## Instructions for the task
Check each line of the listing below for the word "React" and say how many lines have it. Nothing else should be written.

::::::

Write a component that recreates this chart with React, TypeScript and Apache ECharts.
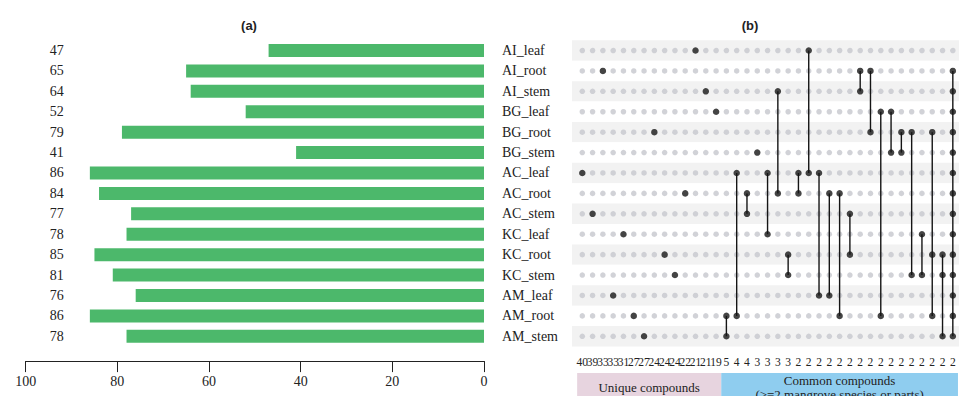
import React, { useEffect, useRef } from 'react';
import * as echarts from 'echarts';

// Sets (mangrove species × plant part), top to bottom
const rowNames = [
  'AI_leaf', 'AI_root', 'AI_stem',
  'BG_leaf', 'BG_root', 'BG_stem',
  'AC_leaf', 'AC_root', 'AC_stem',
  'KC_leaf', 'KC_root', 'KC_stem',
  'AM_leaf', 'AM_root', 'AM_stem',
];

// Number of compounds detected in each set
const setSizes = [47, 65, 64, 52, 79, 41, 86, 84, 77, 78, 85, 81, 76, 86, 78];

// Intersection sizes, one per matrix column
const intersectionCounts = [
  40, 39, 33, 33, 31, 27, 27, 24, 24, 24, 22, 21, 21, 19,
  5, 4, 4, 3, 3, 3, 3,
  2, 2, 2, 2, 2, 2, 2, 2, 2, 2, 2, 2, 2, 2, 2, 2,
];

// Members of each intersection column
const intersectionMembers: string[][] = [
  ['AC_leaf'], ['AC_stem'], ['AI_root'], ['AM_leaf'], ['KC_leaf'], ['AM_root'], ['AM_stem'],
  ['BG_root'], ['KC_root'], ['KC_stem'], ['AC_root'], ['AI_leaf'], ['AI_stem'], ['BG_leaf'],
  ['AM_root', 'AM_stem'],
  ['AC_leaf', 'AM_root'],
  ['AC_root', 'AC_stem'],
  ['BG_stem'],
  ['AC_leaf', 'KC_leaf'],
  ['AI_stem', 'AC_root'],
  ['KC_root', 'KC_stem'],
  ['AC_leaf', 'AC_root'],
  ['AI_leaf', 'AC_leaf'],
  ['AC_leaf', 'AM_leaf'],
  ['AC_root', 'AM_leaf'],
  ['AC_root', 'AM_root'],
  ['AC_stem', 'KC_root'],
  ['AI_root', 'AI_stem'],
  ['AI_root', 'BG_root'],
  ['BG_leaf', 'AM_root'],
  ['BG_leaf', 'BG_stem'],
  ['BG_root', 'BG_stem'],
  ['BG_root', 'KC_stem'],
  ['KC_leaf', 'KC_stem'],
  ['BG_root', 'KC_root', 'AM_root'],
  ['KC_root', 'KC_stem', 'AM_stem'],
  rowNames.filter((n) => n !== 'AI_leaf'),
];

// Column groups shown under the matrix
const groupLabels = ['Unique compounds', 'Common compounds\n(>=2 mangrove species or parts)'];
const groupRanges = [
  [0, 13],
  [14, 36],
];
const groupColors = ['#e7d4df', '#8fcdef'];

const sizeTicks = { min: 0, max: 100, interval: 20 };

const SERIF = 'Liberation Serif';
const SANS = 'Liberation Sans';

export default function App() {
  const ref = useRef<HTMLDivElement>(null);

  useEffect(() => {
    document.body.style.margin = '0';
    const chart = echarts.init(ref.current!, null, { renderer: 'svg' });

    const greyDots: number[][] = [];
    const blackDots: number[][] = [];
    const links: number[][] = [];
    intersectionMembers.forEach((members, c) => {
      const idx = members.map((m) => rowNames.indexOf(m));
      rowNames.forEach((_, r) => {
        if (idx.includes(r)) blackDots.push([c, r]);
        else greyDots.push([c, r]);
      });
      if (idx.length > 1) links.push([c, Math.min(...idx), Math.max(...idx)]);
    });

    const lastRow = rowNames.length - 1;
    const groupData = groupRanges.map((g, i) => [g[0], g[1], lastRow, i]);

    const option: any = {
      animation: false,
      title: [
        {
          text: '(a)', left: 244, top: 14, textAlign: 'center',
          textStyle: { fontFamily: SANS, fontSize: 13, fontWeight: 'bold', color: '#222' },
        },
        {
          text: '(b)', left: 745, top: 14, textAlign: 'center',
          textStyle: { fontFamily: SANS, fontSize: 13, fontWeight: 'bold', color: '#222' },
        },
      ],
      grid: [
        { left: 25.7, right: 478, top: 40.3, height: 306.2 },
        { left: 572, right: 0, top: 40.3, height: 306.2 },
      ],
      xAxis: [
        {
          gridIndex: 0, type: 'value', inverse: true,
          min: sizeTicks.min, max: sizeTicks.max, interval: sizeTicks.interval,
          offset: 14.6,
          axisLine: { show: true, lineStyle: { color: '#222', width: 1 } },
          axisTick: { show: true, length: 11, lineStyle: { color: '#222', width: 1 } },
          axisLabel: { fontFamily: SERIF, fontSize: 14, color: '#222', margin: 13 },
          splitLine: { show: false },
        },
        {
          gridIndex: 1, type: 'value', min: -1, max: 36.6, interval: 1,
          axisLine: { show: false }, axisTick: { show: false }, splitLine: { show: false },
          axisLabel: {
            fontFamily: SERIF, fontSize: 11.5, color: '#222', margin: 9,
            formatter: (v: number) =>
              Number.isInteger(v) && v >= 0 && v < intersectionCounts.length
                ? String(intersectionCounts[v])
                : '',
          },
        },
      ],
      yAxis: [
        {
          gridIndex: 0, type: 'category', data: rowNames, inverse: true,
          axisLine: { show: false }, axisTick: { show: false },
          axisLabel: {
            inside: true, margin: 31, align: 'center',
            fontFamily: SERIF, fontSize: 14, color: '#222',
            formatter: (_v: string, i: number) => String(setSizes[i]),
          },
        },
        {
          gridIndex: 0, type: 'category', data: rowNames, inverse: true, position: 'right',
          axisLine: { show: false }, axisTick: { show: false },
          axisLabel: { margin: 18, align: 'left', fontFamily: SERIF, fontSize: 14, color: '#222' },
        },
        {
          gridIndex: 1, type: 'category', data: rowNames, inverse: true,
          axisLine: { show: false }, axisTick: { show: false }, axisLabel: { show: false },
          splitLine: { show: false },
          splitArea: { show: true, areaStyle: { color: ['#f2f2f2', '#ffffff'] } },
        },
      ],
      series: [
        {
          type: 'bar', xAxisIndex: 0, yAxisIndex: 0,
          data: setSizes, barWidth: 13,
          itemStyle: { color: '#4cb86b' },
        },
        {
          type: 'scatter', xAxisIndex: 1, yAxisIndex: 2,
          data: greyDots, symbolSize: 5.5, z: 2,
          itemStyle: { color: '#c6c7cd' },
        },
        {
          type: 'custom', xAxisIndex: 1, yAxisIndex: 2, z: 3,
          data: links, encode: { x: 0, y: [1, 2] },
          renderItem: (_p: any, api: any) => {
            const c = api.value(0);
            const a = api.coord([c, api.value(1)]);
            const b = api.coord([c, api.value(2)]);
            return {
              type: 'line',
              shape: { x1: a[0], y1: a[1], x2: b[0], y2: b[1] },
              style: { stroke: '#151515', lineWidth: 1.4 },
            };
          },
        },
        {
          type: 'scatter', xAxisIndex: 1, yAxisIndex: 2,
          data: blackDots, symbolSize: 6.5, z: 4,
          itemStyle: { color: '#151515' },
        },
        {
          type: 'custom', xAxisIndex: 1, yAxisIndex: 2, z: 5, clip: false, silent: true,
          data: groupData, encode: { x: [0, 1], y: 2 },
          renderItem: (_p: any, api: any) => {
            const from = api.value(0);
            const to = api.value(1);
            const row = api.value(2);
            const i = api.value(3);
            const band = api.size([0, 1])[1];
            const left = api.coord([from - 0.5, row])[0];
            const right = api.coord([to + 0.5, row])[0];
            const top = api.coord([from, row])[1] + band / 2 + 26.6;
            return {
              type: 'group',
              children: [
                {
                  type: 'rect',
                  shape: { x: left, y: top, width: right - left, height: 40 },
                  style: { fill: groupColors[i] },
                },
                {
                  type: 'text',
                  style: {
                    text: groupLabels[i], x: (left + right) / 2, y: top + 14,
                    align: 'center', verticalAlign: 'middle', lineHeight: 14,
                    fontFamily: SERIF, fontSize: 13, fill: '#222',
                  },
                },
              ],
            };
          },
        },
      ],
    };

    chart.setOption(option);
    return () => chart.dispose();
  }, []);

  return <div ref={ref} style={{ width: 962, height: 396 }} />;
}
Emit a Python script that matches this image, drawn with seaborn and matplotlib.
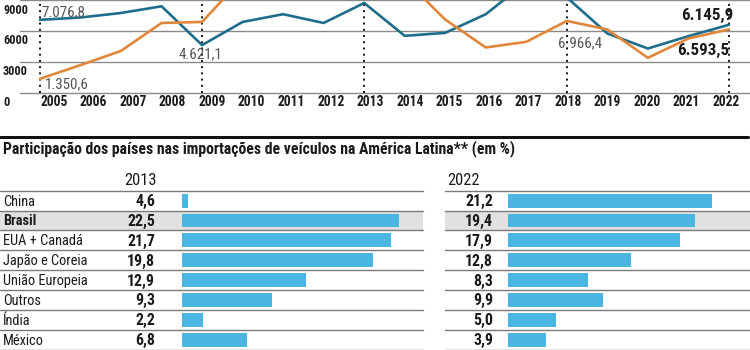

::::::

## Output for this exercise
2